A Tennessee man already facing charges of assaulting a police officer during the storming of the Capitol last year was charged on Friday with plotting to assassinate several of the federal agents who had investigated him and to attack the F.B.I.’s field office in Knoxville, Tenn.
The plot by the man, Edward Kelley, 33, of Maryville, Tenn., was foiled this week by a witness who cooperated with the authorities and recorded him and a co-conspirator, Austin Carter, 26, of Knoxville, according to court papers filed in the case.
Mr. Kelley and Mr. Carter were charged with conspiracy, retaliating against a federal official, interstate communication of a threat and solicitation to commit a crime of violence. Both men were denied bail at a hearing on Friday in Federal District Court in Knoxville, the Justice Department said.
The inquiry into the assassination plot began on Tuesday, court papers said, when an unnamed acquaintance of Mr. Kelley gave the police in Maryville an envelope containing a document titled “The List” that he had gotten from Mr. Carter. The document bore the names of 37 people who had participated in the Jan. 6-related investigation of Mr. Kelley, the papers said, including law enforcement officers who were present at the arrest of Mr. Kelley and a search of his home in May.
Accompanying the list of names in the envelope was a computer thumb drive that contained what appeared to be video footage from Mr. Kelley’s home security camera showing a law enforcement officer approaching his home on the day of the arrest, court papers said.
In an interview with the F.B.I., the acquaintance told investigators that Mr. Kelley had informed him about putting the list together in early December and asked him to reach out to his “cop buddies” about collecting information on the targets.
Understand the Events on Jan. 6
“With us being such a small group,” the acquaintance quoted Mr. Kelley as saying, “we will mainly conduct recon missions and assassination missions.”
On Tuesday, the court papers said, Mr. Carter gave the acquaintance the list of the people to be targeted, telling him to memorize it and “burn it when you’re done.” The acquaintance quickly handed the list and the video on the thumb drive over to the local police and agreed to make surreptitious recordings of the two men.

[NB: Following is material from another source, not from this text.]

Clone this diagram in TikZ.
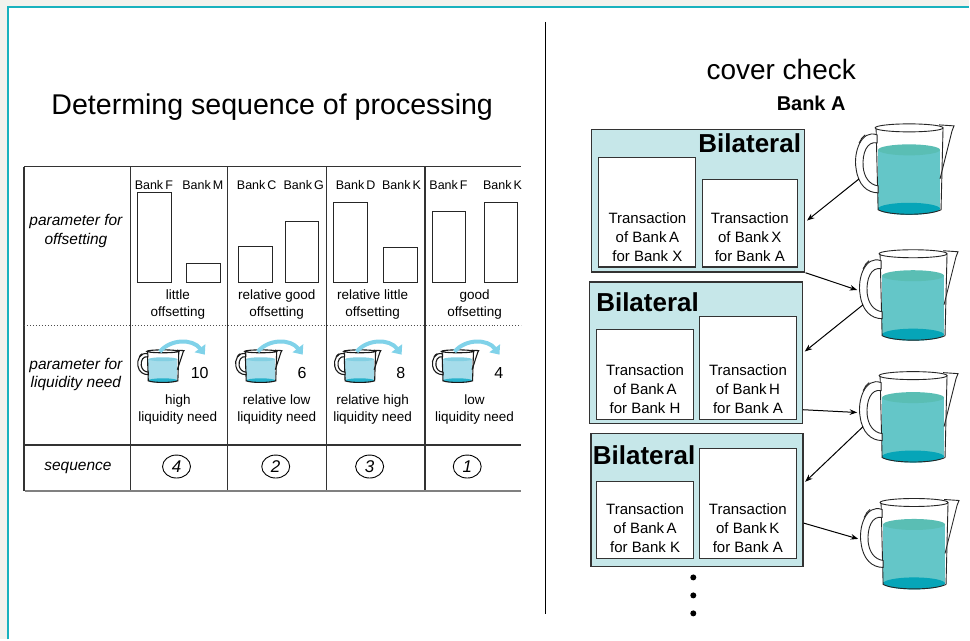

On Wednesday afternoon, the acquaintance recorded Mr. Kelley asking if he could “stash some stuff” at his place when Mr. Kelley went out of town for the Christmas holiday. When the acquaintance asked what kind of stuff, Mr. Kelley said it would be “weapons and ammo,” according to the court papers.
A few hours later, in another recorded call, Mr. Kelley told the acquaintance that if he did not hear from him for a day or two, he should recruit a group of people and attack the F.B.I.’s office in Knoxville, the papers said.

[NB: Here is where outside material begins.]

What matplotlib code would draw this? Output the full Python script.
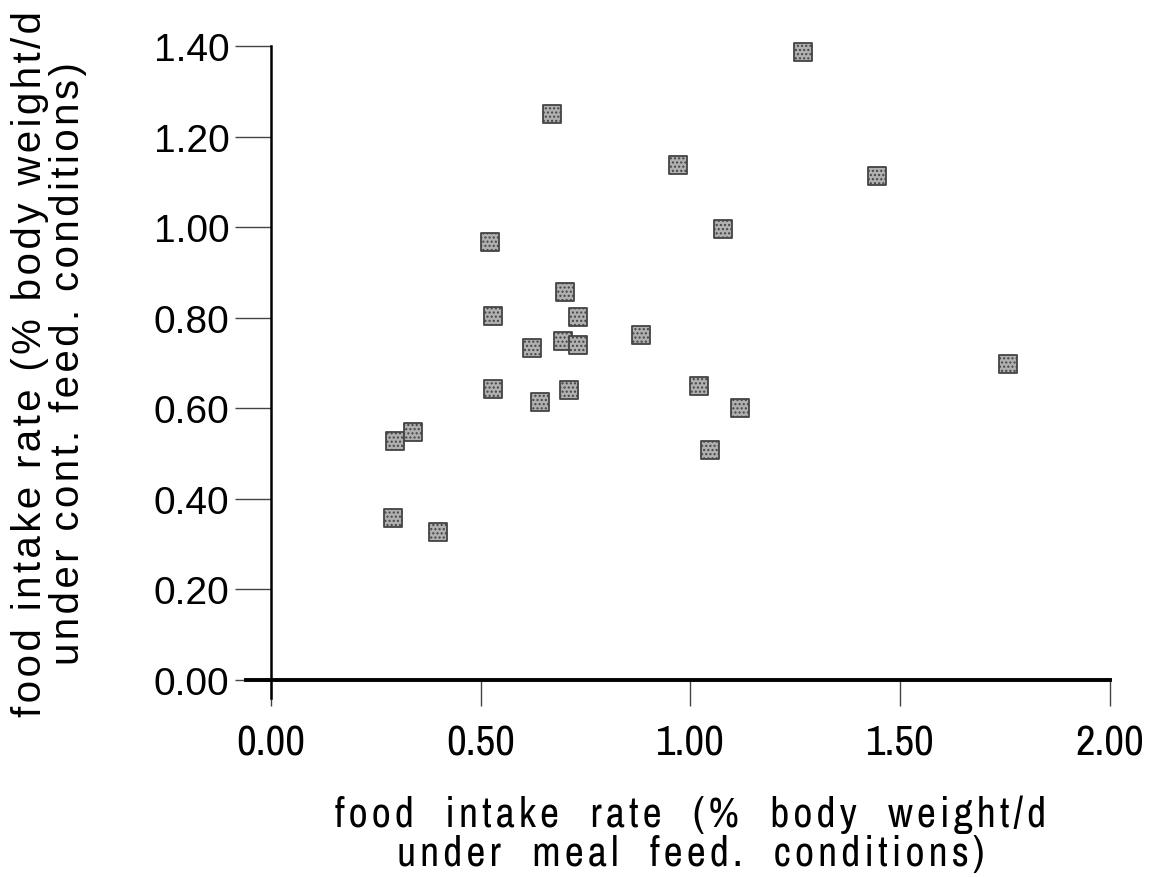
import matplotlib
matplotlib.use('Agg')
import matplotlib.pyplot as plt

# meal feeding (x) vs continuous feeding (y) intake, % body weight/d
meal_rate = [1.268, 0.670, 0.970, 1.445, 1.077, 0.522, 0.701, 0.529, 0.732,
             0.622, 0.696, 0.732, 0.882, 0.529, 0.641, 0.710, 1.020, 1.118,
             1.046, 1.757, 0.296, 0.338, 0.291, 0.398]
cont_rate = [1.387, 1.250, 1.137, 1.113, 0.996, 0.967, 0.857, 0.804, 0.802,
             0.733, 0.749, 0.740, 0.762, 0.643, 0.614, 0.640, 0.649, 0.601,
             0.508, 0.698, 0.528, 0.548, 0.358, 0.327]

x_ticks = [0.0, 0.5, 1.0, 1.5, 2.0]
y_ticks = [0.0, 0.2, 0.4, 0.6, 0.8, 1.0, 1.2, 1.4]

narrow = ['Liberation Sans Narrow', 'Archivo Narrow', 'DejaVu Sans']
plain = ['Liberation Sans', 'DejaVu Sans']


def spaced(s, gap='\u200a'):
    # the scanned labels have loose letter spacing
    return '\n'.join(gap.join(line) for line in s.split('\n'))


fig = plt.figure(figsize=(11.58, 8.78), dpi=100)
ax = fig.add_axes([0.234, 0.2244, 0.7245, 0.722])

ax.scatter(meal_rate, cont_rate, marker='s', s=170, facecolor='#b0b0b0',
           edgecolor='#444444', linewidth=1.3, hatch='....', zorder=3, clip_on=False)

ax.set_xlim(0, 2.0)
ax.set_ylim(0, 1.4)
ax.spines['top'].set_visible(False)
ax.spines['right'].set_visible(False)
ax.spines['bottom'].set_linewidth(2.8)
ax.spines['left'].set_linewidth(1.8)
ax.spines['bottom'].set_bounds(-0.06, 2.0)
ax.spines['left'].set_bounds(-0.04, 1.4)

ax.set_xticks(x_ticks)
ax.set_xticklabels(['%.2f' % v for v in x_ticks], fontfamily=narrow, fontsize=31)
ax.set_yticks(y_ticks)
ax.set_yticklabels(['%.2f' % v for v in y_ticks], fontfamily=plain, fontsize=28)
ax.tick_params(axis='x', direction='out', length=19, width=1, pad=12, color='#444444')
ax.tick_params(axis='y', direction='out', length=26, width=1, pad=4, color='#444444')

ax.set_xlabel(spaced('food  intake  rate  (%  body  weight/d\nunder  meal  feed.  conditions)'),
              fontfamily=narrow, fontsize=30, linespacing=1.05, labelpad=24)
ax.set_ylabel(spaced('food intake rate (% body weight/d\nunder cont. feed. conditions)'),
              fontfamily=plain, fontsize=29, linespacing=1.0, labelpad=48)

fig.savefig('out.png', dpi=100)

“You don’t have time to train or coordinate,” Mr. Kelley said, according to court papers, “but every hit has to hurt.”
That same evening, the papers say, the acquaintance called Mr. Carter to see if he was planning on taking part in the attack on the F.B.I. office.
“This is the time,” Mr. Carter said, according to the papers. He then urged the acquaintance “to definitely make sure you got everything racked, locked up and loaded.”

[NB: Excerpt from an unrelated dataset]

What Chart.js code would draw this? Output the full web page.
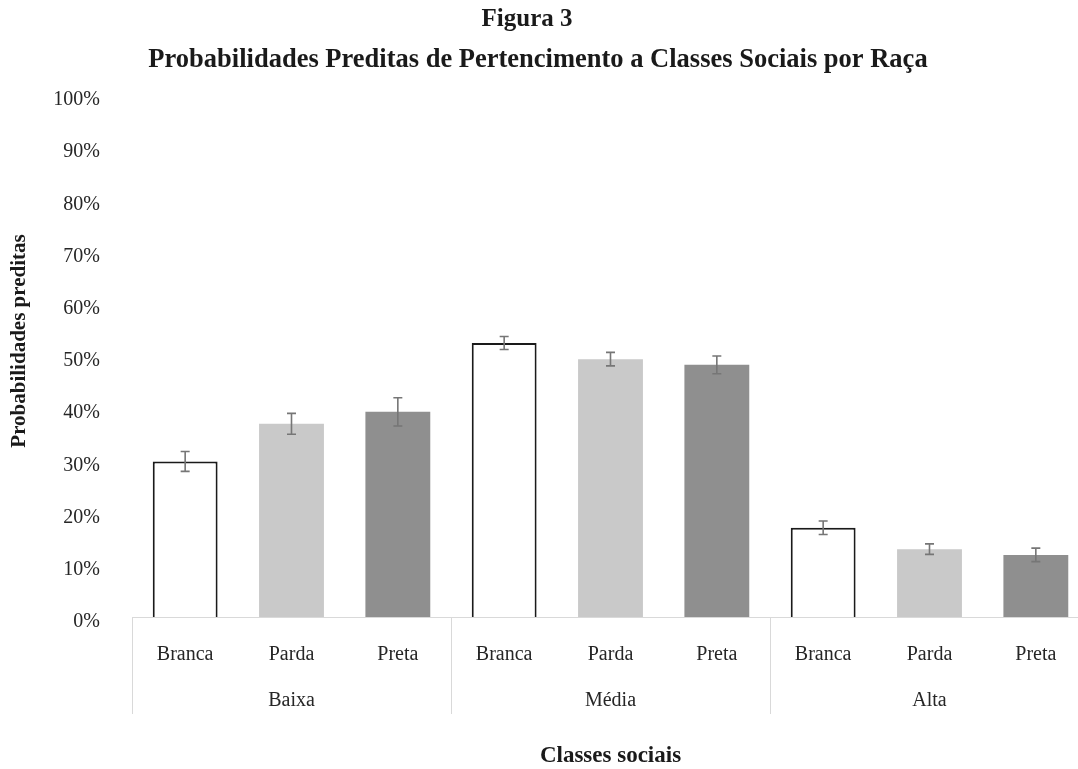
<!DOCTYPE html>
<html lang="pt">
<head>
<meta charset="utf-8">
<title>Figura 3</title>
<script src="https://cdn.jsdelivr.net/npm/chart.js@4.4.1/dist/chart.umd.min.js"></script>
<style>
  html, body { margin: 0; padding: 0; background: #fff; overflow: hidden; }
  #wrap { width: 1100px; height: 769px; }
</style>
</head>
<body>
<div id="wrap"><canvas id="chart" width="1100" height="769"></canvas></div>
<script>
// Racial groups within each social class, and the class groups themselves
const races = ['Branca', 'Parda', 'Preta', 'Branca', 'Parda', 'Preta', 'Branca', 'Parda', 'Preta'];
const classes = ['Baixa', 'Média', 'Alta'];

// Predicted probabilities (%) and half-width of the error bars (%)
const probabilities = [29.8, 37.0, 39.3, 52.5, 49.4, 48.3, 17.1, 13.0, 11.9];
const errorMargins = [1.9, 2.0, 2.7, 1.25, 1.3, 1.7, 1.3, 1.0, 1.3];

// Y-axis tick values
const yTicks = [0, 10, 20, 30, 40, 50, 60, 70, 80, 90, 100];

const titleLines = ['Figura 3', 'Probabilidades Preditas de Pertencimento a Classes Sociais por Raça'];
const yTitle = 'Probabilidades preditas';
const xTitle = 'Classes sociais';

const SERIF = '"Liberation Serif", "Times New Roman", serif';
const fillByRace = { Branca: '#ffffff', Parda: '#c9c9c9', Preta: '#8f8f8f' };
const borderByRace = { Branca: '#1a1a1a', Parda: 'rgba(0,0,0,0)', Preta: 'rgba(0,0,0,0)' };
const borderWidthByRace = { Branca: 2, Parda: 0, Preta: 0 };

// Error bars, group separators, group labels and titles
const decorations = {
  id: 'decorations',
  afterDatasetsDraw(chart) {
    const { ctx, scales: { x, y } } = chart;
    ctx.save();
    ctx.strokeStyle = '#767676';
    ctx.lineWidth = 1.6;
    probabilities.forEach((v, i) => {
      const cx = x.getPixelForValue(i);
      const top = y.getPixelForValue(v + errorMargins[i]);
      const bot = y.getPixelForValue(v - errorMargins[i]);
      ctx.beginPath();
      ctx.moveTo(cx, top); ctx.lineTo(cx, bot);
      ctx.moveTo(cx - 4.5, top); ctx.lineTo(cx + 4.5, top);
      ctx.moveTo(cx - 4.5, bot); ctx.lineTo(cx + 4.5, bot);
      ctx.stroke();
    });
    ctx.restore();
  },
  afterDraw(chart) {
    const { ctx, chartArea, scales: { x } } = chart;
    const n = races.length;
    const step = (x.right - x.left) / n;
    const perGroup = n / classes.length;
    ctx.save();
    // group separators
    ctx.strokeStyle = '#d9d9d9';
    ctx.lineWidth = 1;
    for (let g = 0; g <= classes.length; g++) {
      const px = Math.round(x.left + g * perGroup * step) + 0.5;
      ctx.beginPath();
      ctx.moveTo(px, chartArea.bottom);
      ctx.lineTo(px, 714);
      ctx.stroke();
    }
    // group labels
    ctx.fillStyle = '#262626';
    ctx.font = '20px ' + SERIF;
    ctx.textAlign = 'center';
    ctx.textBaseline = 'middle';
    classes.forEach((c, g) => {
      const cx = x.left + (g + 0.5) * perGroup * step;
      ctx.fillText(c, cx, 701);
    });
    // titles
    ctx.fillStyle = '#1a1a1a';
    ctx.font = 'bold 25px ' + SERIF;
    ctx.fillText(titleLines[0], 527, 20);
    ctx.font = 'bold 26.5px ' + SERIF;
    ctx.fillText(titleLines[1], 538, 60);
    ctx.font = 'bold 23px ' + SERIF;
    ctx.fillText(xTitle, (x.left + x.right) / 2, 756);
    ctx.translate(20, 341);
    ctx.rotate(-Math.PI / 2);
    ctx.font = 'bold 21px ' + SERIF;
    ctx.fillText(yTitle, 0, 0);
    ctx.restore();
  }
};

new Chart(document.getElementById('chart'), {
  type: 'bar',
  data: {
    labels: races,
    datasets: [{
      data: probabilities,
      backgroundColor: races.map(r => fillByRace[r]),
      borderColor: races.map(r => borderByRace[r]),
      borderWidth: races.map(r => borderWidthByRace[r]),
      borderSkipped: 'start',
      barPercentage: 0.61,
      categoryPercentage: 1.0
    }]
  },
  options: {
    responsive: false,
    animation: false,
    events: [],
    layout: { padding: { top: 95, right: 11, left: 0, bottom: 0 } },
    plugins: { legend: { display: false }, tooltip: { enabled: false }, title: { display: false } },
    scales: {
      x: {
        grid: { display: false, drawTicks: false },
        border: { display: true, color: '#d9d9d9', width: 1 },
        ticks: { color: '#262626', font: { family: SERIF, size: 20 }, padding: 26, maxRotation: 0, autoSkip: false },
        afterFit(scale) { scale.height = 769 - 617; }
      },
      y: {
        min: 0,
        max: 100,
        grid: { display: false, drawTicks: false },
        border: { display: false },
        afterBuildTicks(scale) { scale.ticks = yTicks.map(v => ({ value: v })); },
        ticks: {
          color: '#262626',
          font: { family: SERIF, size: 20 },
          padding: 32,
          labelOffset: 5,
          callback: v => v + '%'
        },
        afterFit(scale) { scale.width = 132; }
      }
    }
  },
  plugins: [decorations]
});
</script>
</body>
</html>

Lawyers for Mr. Kelley and Mr. Carter did not respond to messages seeking comment.
Mr. Kelley is not the first person at the Capitol on Jan. 6 who later turned his ire against the F.B.I. In August, after federal agents searched Mar-a-Lago, former President Donald J. Trump’s private club and residence in Florida, looking for classified documents, an Ohio man named Ricky Schiffer tried to break into the bureau’s field office near Cincinnati armed with a rifle.
Mr. Schiffer, who had taken part in a pro-Trump rally at the Capitol but apparently did not break into the building, was rebuffed by security at the F.B.I. office. After fleeing, he was killed in a shootout with the local police.
Prosecutors say Mr. Kelley showed up at the Capitol on Jan. 6 wearing a gas mask and a green tactical helmet. He scuffled with a Capitol Police officer on the west side of the building, throwing the officer to the ground, court papers say.
He then used a long piece of wood to shatter a window near the Senate wing door, breaching the Capitol. Prosecutors say Mr. Kelley, the fourth person to enter the building through the window, then helped kick open a nearby door.